表書きにはここ実家の住所と、稜央の名が宛先になっており、恐る恐る裏返すとそこには "野島遼太郎" と差出人名が、特徴のある筆使いで書かれていた。

手にした稜央の手が微かに震える。

「嫌なら破り捨てていいからって…言ってたよ」

稜央は震える手で開封した。

中からは4つに折りたたまれた2つの文書。

1つは航空券、もう1つはホテルのバウチャーだった。

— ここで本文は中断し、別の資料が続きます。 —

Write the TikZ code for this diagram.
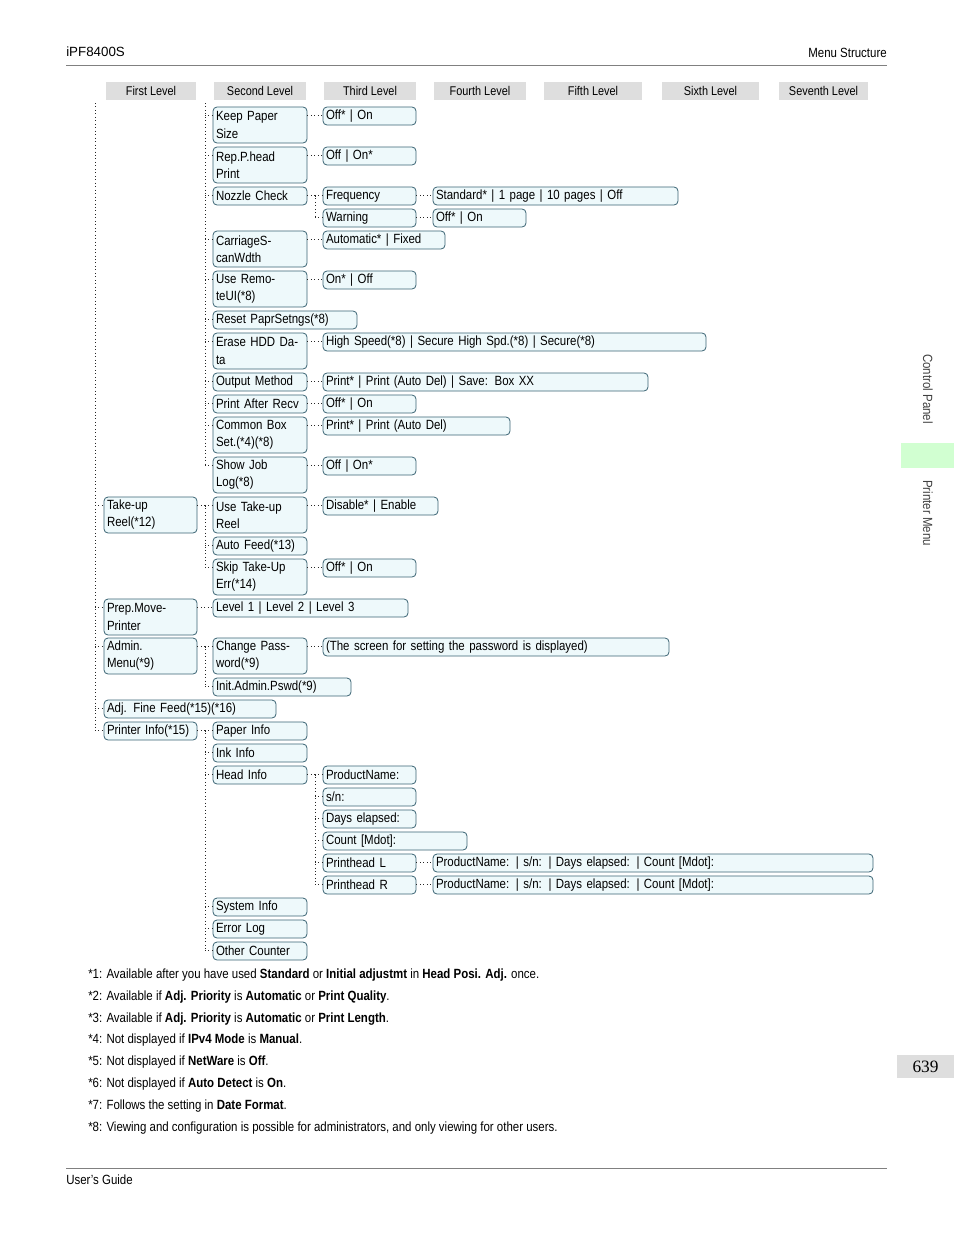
\documentclass[tikz,border=0pt]{standalone}
\usepackage{fontspec}
\setmainfont{Liberation Sans}[FakeStretch=0.86]
\newfontfamily\plainsans{Liberation Sans}
\newfontfamily\numfont{Liberation Serif}
\begin{document}
\begin{tikzpicture}[x=0.75pt,y=-0.75pt,
 bx/.style={draw=boxline,fill=boxfill,rounded corners=3pt,line width=0.6pt,inner sep=0pt,align=left,font=\fontsize{10}{12.8}\selectfont},
 hd/.style={fill=hdgray,inner sep=0pt,font=\fontsize{9.5}{11}\selectfont},
 dl/.style={dotted,line width=0.6pt,black!85},
 fn/.style={anchor=west,inner sep=0pt,font=\fontsize{10}{12}\selectfont}]
\definecolor{boxline}{HTML}{3A6373}
\definecolor{boxfill}{HTML}{EEF9FB}
\definecolor{hdgray}{HTML}{DEDEDE}
\useasboundingbox (0,0) rectangle (954,1235);
\newcommand\B[6]{%
 \node[bx,minimum width={(#4-#2)*0.75pt},minimum height={(#5-#3)*0.75pt},text width={(#4-#2)*0.75pt-4.5pt}] (#1) at ({(#2+#4)/2},{(#3+#5)/2}) {#6};
 \coordinate (#1-w) at ([yshift=-6.75pt]#1.north west);
 \coordinate (#1-e) at ([yshift=-6.75pt]#1.north east);}
\newcommand\Hd[4]{\node[hd,minimum width={(#3-#2)*0.75pt},minimum height=13.5pt] (#1) at ({(#2+#3)/2},91) {#4};}
% page header/footer
\node[anchor=west,inner sep=0pt,font=\plainsans\fontsize{10}{12}\selectfont] (ttl) at (66,52) {iPF8400S};
\node[anchor=east,inner sep=0pt,font=\fontsize{10}{12}\selectfont] (ms) at (887,53) {Menu Structure};
\draw[gray,line width=0.6pt] (66,65) -- (887,65);
\draw[gray,line width=0.6pt] (66,1168) -- (887,1168);
\node[anchor=west,inner sep=0pt,font=\fontsize{10}{12}\selectfont] (ug) at (66,1180) {User's Guide};
\fill[green!18] (901,443) rectangle (954,468);
\node[rotate=-90,anchor=west,inner sep=0pt,font=\fontsize{10}{12}\selectfont,text=black!75] (cp) at (928,354) {Control Panel};
\node[rotate=-90,anchor=west,inner sep=0pt,font=\fontsize{10}{12}\selectfont,text=black!75] (pm) at (928,480) {Printer Menu};
\node[fill=hdgray,minimum width=42.75pt,minimum height=17pt,inner sep=0pt,font=\numfont\fontsize{13}{14}\selectfont] (pg) at (925.5,1066.5) {639};
% headers
\Hd{h1}{106}{196}{First Level}
\Hd{h2}{214}{306}{Second Level}
\Hd{h3}{324}{416}{Third Level}
\Hd{h4}{434}{526}{Fourth Level}
\Hd{h5}{544}{642}{Fifth Level}
\Hd{h6}{662}{759}{Sixth Level}
\Hd{h7}{779}{868}{Seventh Level}
% boxes
\B{kp}{213}{107}{307}{143}{Keep Paper\\Size}
\B{kp3}{323}{107}{416}{125}{Off* | On}
\B{rp}{213}{147}{307}{183}{Rep.P.head\\Print}
\B{rp3}{323}{147}{416}{165}{Off | On*}
\B{nc}{213}{187}{307}{205}{Nozzle Check}
\B{fq}{323}{187}{416}{205}{Frequency}
\B{fq4}{433}{187}{678}{205}{Standard* | 1 page | 10 pages | Off}
\B{wn}{323}{209}{416}{227}{Warning}
\B{wn4}{433}{209}{526}{227}{Off* | On}
\B{cs}{213}{231}{307}{267}{CarriageS-\\canWdth}
\B{cs3}{323}{231}{445}{249}{Automatic* | Fixed}
\B{ur}{213}{271}{307}{307}{Use Remo-\\teUI(*8)}
\B{ur3}{323}{271}{416}{289}{On* | Off}
\B{rs}{213}{311}{357}{329}{Reset PaprSetngs(*8)}
\B{eh}{213}{333}{307}{369}{Erase HDD Da-\\ta}
\B{eh3}{323}{333}{706}{351}{High Speed(*8) | Secure High Spd.(*8) | Secure(*8)}
\B{om}{213}{373}{307}{391}{Output Method}
\B{om3}{323}{373}{648}{391}{Print* | Print (Auto Del) | Save: Box XX}
\B{pa}{213}{395}{307}{413}{Print After Recv}
\B{pa3}{323}{395}{416}{413}{Off* | On}
\B{cb}{213}{417}{307}{453}{Common Box\\Set.(*4)(*8)}
\B{cb3}{323}{417}{510}{435}{Print* | Print (Auto Del)}
\B{sj}{213}{457}{307}{493}{Show Job\\Log(*8)}
\B{sj3}{323}{457}{416}{475}{Off | On*}
\B{tr}{104}{497}{197}{533}{Take-up\\Reel(*12)}
\B{ut}{213}{497}{307}{533}{Use Take-up\\Reel}
\B{ut3}{323}{497}{438}{515}{Disable* | Enable}
\B{af}{213}{537}{307}{555}{Auto Feed(*13)}
\B{sk}{213}{559}{307}{595}{Skip Take-Up\\Err(*14)}
\B{sk3}{323}{559}{416}{577}{Off* | On}
\B{pp}{104}{599}{197}{635}{Prep.Move-\\Printer}
\B{pp2}{213}{599}{408}{617}{Level 1 | Level 2 | Level 3}
\B{am}{104}{638}{197}{674}{Admin.\\Menu(*9)}
\B{cp2}{213}{638}{307}{674}{Change Pass-\\word(*9)}
\B{cp3}{323}{638}{669}{656}{(The screen for setting the password is displayed)}
\B{ia}{213}{678}{351}{696}{Init.Admin.Pswd(*9)}
\B{ff}{104}{700}{276}{718}{Adj. Fine Feed(*15)(*16)}
\B{pi}{104}{722}{197}{740}{Printer Info(*15)}
\B{pq}{213}{722}{307}{740}{Paper Info}
\B{ii}{213}{744}{307}{762}{Ink Info}
\B{hi}{213}{766}{307}{784}{Head Info}
\B{pn}{323}{766}{416}{784}{ProductName:}
\B{sn}{323}{788}{416}{806}{s/n:}
\B{de}{323}{810}{416}{828}{Days elapsed:}
\B{cm}{323}{832}{467}{850}{Count [Mdot]:}
\B{pl}{323}{854}{416}{872}{Printhead L}
\B{pl4}{433}{854}{873}{872}{ProductName: | s/n: | Days elapsed: | Count [Mdot]:}
\B{pr}{323}{876}{416}{894}{Printhead R}
\B{pr4}{433}{876}{873}{894}{ProductName: | s/n: | Days elapsed: | Count [Mdot]:}
\B{si}{213}{898}{307}{916}{System Info}
\B{el}{213}{920}{307}{938}{Error Log}
\B{oc}{213}{942}{307}{960}{Other Counter}
% connectors
\newcommand\Tk[2]{\draw[dl] (#1,0 |- #2-w) -- (#2-w);}
\newcommand\Hz[2]{\draw[dl] (#1-e) -- (#2-w);}
\newcommand\Tp[3]{\draw[dl] (#2-e) -- (#1,0 |- #2-e) -- (#1,0 |- #3-w);}
\coordinate (t1) at (95,103);
\draw[dl] (t1) -- (95,0 |- pi-w);
\foreach \c in {tr,pp,am,ff,pi} {\Tk{95}{\c}}
\coordinate (t2) at (205,103);
\draw[dl] (t2) -- (205,0 |- sj-w);
\foreach \c in {kp,rp,nc,cs,ur,rs,eh,om,pa,cb,sj} {\Tk{205}{\c}}
\foreach \p/\c in {kp/kp3,rp/rp3,cs/cs3,ur/ur3,eh/eh3,om/om3,pa/pa3,cb/cb3,sj/sj3,ut/ut3,sk/sk3,pp/pp2,cp2/cp3,fq/fq4,wn/wn4,pl/pl4,pr/pr4} {\Hz{\p}{\c}}
\Tp{315}{nc}{wn} \foreach \c in {fq,wn} {\Tk{315}{\c}}
\Tp{205}{tr}{sk} \foreach \c in {ut,af,sk} {\Tk{205}{\c}}
\Tp{205}{am}{ia} \foreach \c in {cp2,ia} {\Tk{205}{\c}}
\Tp{205}{pi}{oc} \foreach \c in {pq,ii,hi,si,el,oc} {\Tk{205}{\c}}
\Tp{315}{hi}{pr} \foreach \c in {pn,sn,de,cm,pl,pr} {\Tk{315}{\c}}
% footnotes
\node[fn] (f1) at (88,975) {*1: Available after you have used \textbf{Standard} or \textbf{Initial adjustmt} in \textbf{Head Posi. Adj.} once.};
\node[fn] (f2) at (88,997) {*2: Available if \textbf{Adj. Priority} is \textbf{Automatic} or \textbf{Print Quality}.};
\node[fn] (f3) at (88,1019) {*3: Available if \textbf{Adj. Priority} is \textbf{Automatic} or \textbf{Print Length}.};
\node[fn] (f4) at (88,1040) {*4: Not displayed if \textbf{IPv4 Mode} is \textbf{Manual}.};
\node[fn] (f5) at (88,1062) {*5: Not displayed if \textbf{NetWare} is \textbf{Off}.};
\node[fn] (f6) at (88,1084) {*6: Not displayed if \textbf{Auto Detect} is \textbf{On}.};
\node[fn] (f7) at (88,1106) {*7: Follows the setting in \textbf{Date Format}.};
\node[fn] (f8) at (88,1128) {*8: Viewing and configuration is possible for administrators, and only viewing for other users.};
\end{tikzpicture}
\end{document}
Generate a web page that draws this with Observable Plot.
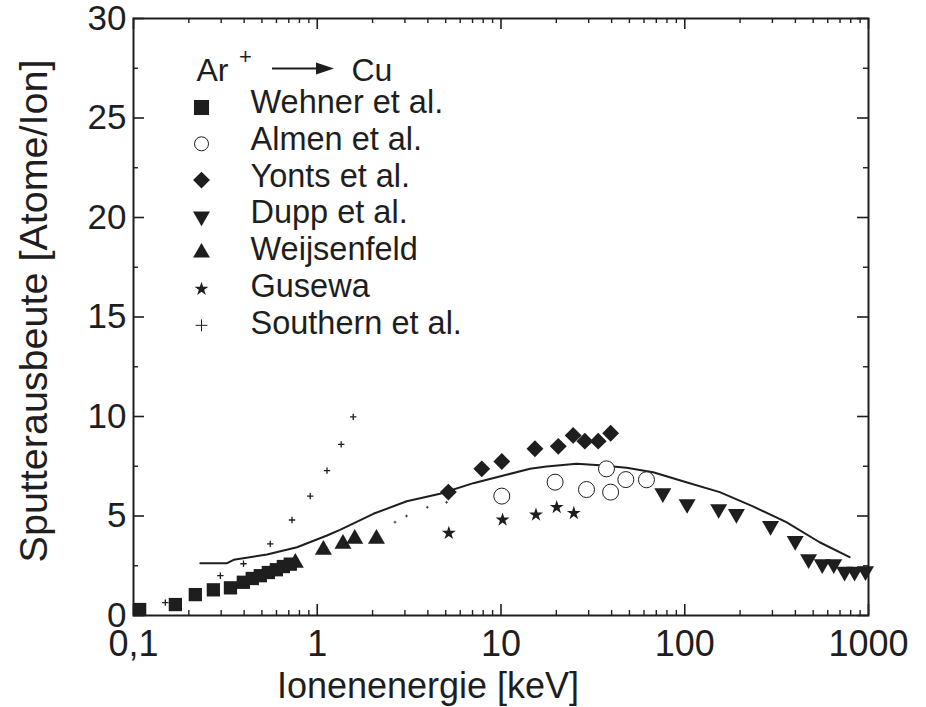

共にQRコードが印字されている。

「…何だったの?」

桜子が不安げに稜央の顔を覗き込むように訊く。

「これ…ワルシャワへの航空券とホテルの…ワルシャワ…ポーランド…」
「ワルシャワ?」

稜央は合点がいったように目を見開いた。

「ショパン…か」

"ピアノはまだ続けているのか" と訊いたこと。

最後に姿を見たのが、稜央のピアノコンクールであったこと。

初めて感情的にならずに会話をした、残暑の厳しい土手で、稜央のピアノを褒めてくれたこと…。

「手紙には何て書かれているの?」

稜央は封筒の中を再び見たが、手紙らしいものはなかった。

ただ航空券には付箋で「要パスポート番号」と書かれていた。
稜央はパスポートを持っていない。
航空券の日付は8ヶ月後の、ちょうどお盆休みの頃だった。

「手紙はない…これ使って、来いってことなのかな…」

その時、ホテルのバウチャーから1枚の小さな紙が落ちた。遼太郎の連絡先と思われるIDと番号が書かれている。

「母さんは…どう思う?」

桜子も少なからず動揺していた。

「あんた次第だと思うけど…。初めは彼に冷たいこと言われて傷ついて、もう嫌になってしまったんだろうって思っていたけど、コンクールの時、彼を見たとか言ってあんた泣いてたから…本当は…」
「あの時以来だよ…言葉も交わしてないし…」

稜央は航空券とバウチャーを封筒の中にしまい、連絡先の書かれたメモを眺めた。

「しばらく…考える」
「うん、無理しないで良いんだからね」
「母さんの方が…会いたいんじゃない?」
「えっ…?」

稜央は恐る恐る母の顔を見た。母は目をそらし、困ったように微笑んだ。

「あんたももう子供じゃないもんね。そうね。でも会わない方が良いだろうって思う」
「気持ちが戻るのが怖いから?」

桜子は少し驚いたように稜央を見、言った。

「戻る戻らないとか、ないだろうな…。気持ちは変わらないから。ただ会ってしまうとやっぱり、穏やかではいられないだろうから」
「…今でもそんなに、好き?」

桜子は少し遠い目をして考え、諦めたように笑って言った。

「…そうかもしれない。あたしもダメだね、全然成長しなくって」
「俺…わかるよ、その気持ち。あの人…それこそ人の心をザックリと狩ってしまうような…すごく男性的な人だって思うから」

桜子は稜央の口から出た言葉に驚き、目を見開いた。
息子も自分と同じように感じていたということに。